Deux ans après son premier volet, voici revenir le beau Largo, flanqué cette fois d’une équipe, et d’ennemis passant à la puissance supérieure. Surenchère maîtrisée, bonnes idées narratives : sans certaines faiblesses de style et un rôle catastrophique pour sa seconde tête d’affiche, le film serait des plus convaincants. Donnant suite de façon honorable à un premier épisode déjà appréciable, Largo Winch II peine par ses faiblesses de mise en scène, mais sait trouver le temps de construire une galerie inattendue de personnages savoureux.
Largo Winch, c’est le super-héros concret. Beau ténébreux à la tête d’un conglomérat financier titanesque, notre héros n’est pourtant pas un boursicoteur sans scrupule et dépourvu de la plus élémentaire morale. La preuve : non seulement on le sent fidèle en amour, mais il est également prêt à liquider son empire financier pour réunir les fonds nécessaires à la création d’une organisation caritative de grande ampleur – à hauteur de 50 milliards de dollars quand même. Problème : dès qu’il annonce cette mise en vente, il se voit accuser par une procureur sans pitié de crimes contre l’humanité, et si la valeur du groupe chute drastiquement, ce sont surtout les menaces qui pèsent sur la vie d’une ancienne flamme amoureuse qui le jettent à nouveau dans la tourmente.
Largo Winch change de style avec ce nouvel épisode : exit le beau gosse solitaire avec une légitimité à asseoir (ce qui était également le cas de Tomer Sisley, son interprète, aujourd’hui beaucoup plus à l’aise dans son rôle), bonjour l’équipe Largo. On sent, dans cette multiplication des pistes narratives, autant la volonté de faire honneur à la complexité des bandes dessinées de Van Hamme, que l’influence du style des séries télés – des influences globalement bien digérées par Jérôme Salle et son équipe. Restent quelques ratés.

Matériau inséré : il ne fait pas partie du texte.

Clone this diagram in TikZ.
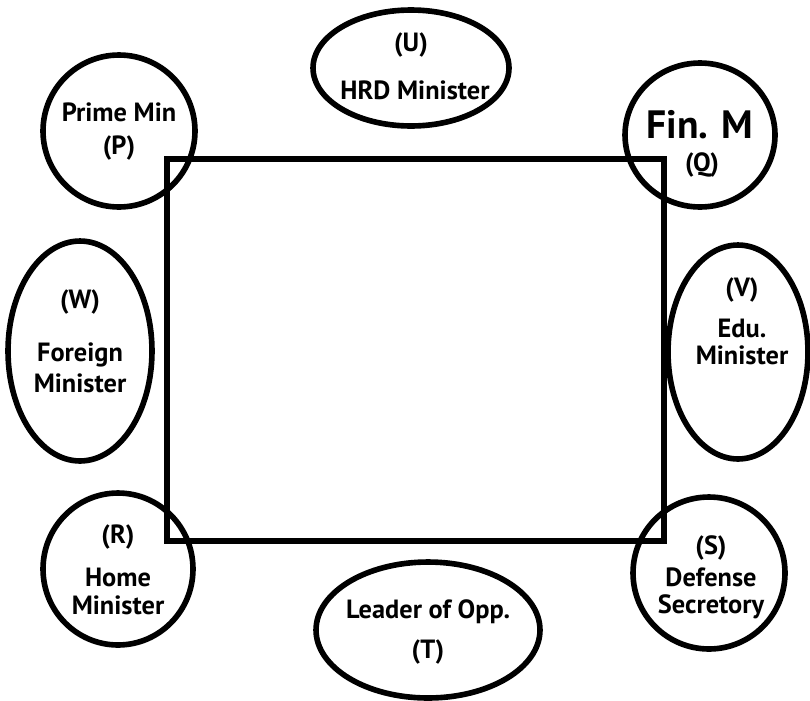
\documentclass[tikz,border=0pt]{standalone}
\usepackage{fontspec}
\setmainfont{PT Sans}
\usetikzlibrary{shapes.geometric}
\tikzset{
  seat/.style={draw,ellipse,line width=3.2pt,inner sep=0pt},
  lbl/.style={font=\bfseries\fontsize{15}{17}\selectfont,inner sep=0pt},
  biglbl/.style={font=\bfseries\fontsize{22.5}{26}\selectfont,inner sep=0pt}
}
\begin{document}
\begin{tikzpicture}[x=0.02cm,y=-0.02cm]
    \useasboundingbox (0,0) rectangle (810,700);
    %% the table
    \draw[line width=3.6pt] (167,159) rectangle (664,541);
    %% seats round the table
    \node[seat,minimum width=3.04cm,minimum height=3.04cm] (P) at (119,131) {};
    \node[seat,minimum width=3.92cm,minimum height=2.32cm] (U) at (411,68) {};
    \node[seat,minimum width=3.0cm,minimum height=2.88cm] (Q) at (700,135) {};
    \node[seat,minimum width=2.88cm,minimum height=4.4cm] (W) at (80,351) {};
    \node[seat,minimum width=2.8cm,minimum height=4.28cm] (V) at (738,352) {};
    \node[seat,minimum width=3.0cm,minimum height=3.04cm] (R) at (118,569) {};
    \node[seat,minimum width=4.48cm,minimum height=2.72cm] (T) at (428,630) {};
    \node[seat,minimum width=3.04cm,minimum height=3.04cm] (S) at (709,573) {};
    %% names
    \node[lbl] (P1) at (119,112) {Prime Min};
    \node[lbl] (P2) at (119,148) {(P)};
    \node[lbl] (U1) at (411,45) {(U)};
    \node[lbl] (U2) at (415,90) {HRD Minister};
    \node[biglbl] (Q1) at (700,125) {Fin. M};
    \node[lbl] (Q2) at (702,165) {(Q)};
    \node[lbl] (W1) at (80,302) {(W)};
    \node[lbl] (W2) at (80,355) {Foreign};
    \node[lbl] (W3) at (80,383) {Minister};
    \node[lbl] (V1) at (742,290) {(V)};
    \node[lbl] (V2) at (742,328) {Edu.};
    \node[lbl] (V3) at (742,355) {Minister};
    \node[lbl] (R1) at (118,537) {(R)};
    \node[lbl] (R2) at (118,577) {Home};
    \node[lbl] (R3) at (118,605) {Minister};
    \node[lbl] (T1) at (428,612) {Leader of Opp.};
    \node[lbl] (T2) at (428,652) {(T)};
    \node[lbl] (S1) at (711,548) {(S)};
    \node[lbl] (S2) at (711,577) {Defense};
    \node[lbl] (S3) at (711,607) {Secretory};
\end{tikzpicture}
\end{document}
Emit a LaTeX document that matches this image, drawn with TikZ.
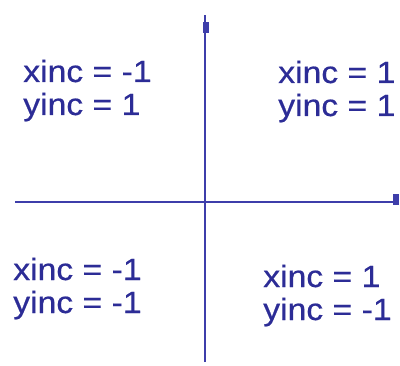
\documentclass[tikz,border=0pt]{standalone}
\usepackage{fontspec}
\setmainfont{Liberation Sans}[FakeStretch=1.1,FakeBold=0.6]
\usepackage{tikz}
\usetikzlibrary{arrows.meta}
\definecolor{axisblue}{RGB}{62,62,170}
\definecolor{textblue}{RGB}{44,44,150}

\begin{document}
\begin{tikzpicture}[x=0.75pt,y=0.75pt,
    inc/.style={anchor=base west,inner sep=0pt,text=textblue,font=\fontsize{23}{28}\selectfont}]
    \useasboundingbox (0,0) rectangle (400,365);
    % axes
    \draw[axisblue,line width=2.2pt] (15,163) -- (399,163);
    \draw[axisblue,line width=2.2pt] (205,3) -- (205,350);
    % end marks
    \fill[axisblue] (203,332) rectangle (209,343);
    \fill[axisblue] (393,160) rectangle (399,171);
    % quadrant labels
    \node[inc] (xtl) at (23,283) {xinc = -1};
    \node[inc] (ytl) at (23,250) {yinc = 1};
    \node[inc] (xtr) at (278,282) {xinc = 1};
    \node[inc] (ytr) at (278,249) {yinc = 1};
    \node[inc] (xbl) at (13,85) {xinc = -1};
    \node[inc] (ybl) at (13,52) {yinc = -1};
    \node[inc] (xbr) at (263,78) {xinc = 1};
    \node[inc] (ybr) at (263,45) {yinc = -1};
\end{tikzpicture}
\end{document}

En premier lieu, le personnage de Sharon Stone, procureur de la Cour pénale internationale créé spécialement pour le film, est pourvu d’un texte d’une rare indigence, tandis que ses apparitions semblent avant tout fournir un prétexte pour ressasser à l’envi des variations sur les jambes croisées de la belle, et aux interrogations subséquentes sur son absence de culotte. En second lieu, et c’est le défaut majeur du film, Jérôme Salle et son monteur Stan Collet semblent ne pas avoir su se tirer des scènes d’actions rapprochées. Ainsi, les nombreuses bagarres livrées (dont une, extrêmement spectaculaire et réalisée par Tomer Sisley lui-même, en chute libre) par les protagonistes sont terriblement brouillonnes, illisibles, révélant une triste incapacité à capter le mouvement rapproché.
Un gros bémol stylistique, donc, et un défaut d’écriture – en dehors de cela, Largo Winch II, comme son prédécesseur, puise ses influences dans les sagas d’aventure / espionnage musclées à la James Bond (période Daniel Craig) / Jason Bourne, sans démériter de ces modèles plutôt réussis. Ces héros modernes, réalistes et préoccupés d’une véritable crédibilité, sonnent justes, le Largo Winch de Tomer Sisley parmi eux – même s’il demeure, peut-être, un peu trop idéalisé moralement. Aux côtés de cette figure au fort potentiel monolithique, donc, Largo Winch II introduit plusieurs personnages secondaires dont le réalisateur sait admirablement tirer parti pour alléger le propos : ainsi, Ulrich Tukur campe un Dwight Cochrane mineur mais plaisant, Laurent Terzieff, dans son dernier rôle, un mentor crédible, et Olivier Barthelemy se réapproprie le rôle central du complice Simon Ovronnaz d’une façon qui étonnera sans doute les puristes. Mais le plus beau rôle de cette nouvelle galerie revient certainement à Nicolas Vaude, qui campe un majordome Gauthier en décalage complet avec le reste du film, savoureux, drôle – et un clin d’œil certain au Tintin de Hergé. Tous ces nouveaux venus, ou presque, au service donc d’une entreprise de réappropriation, de réelle transposition de l’univers de Jean Van Hamme au cinéma : certes, l’entreprise tâtonne encore, certes, elle connaît des ratés. Mais les prémices de la naissance d’un Largo Winch icône de cinéma sont prometteuses.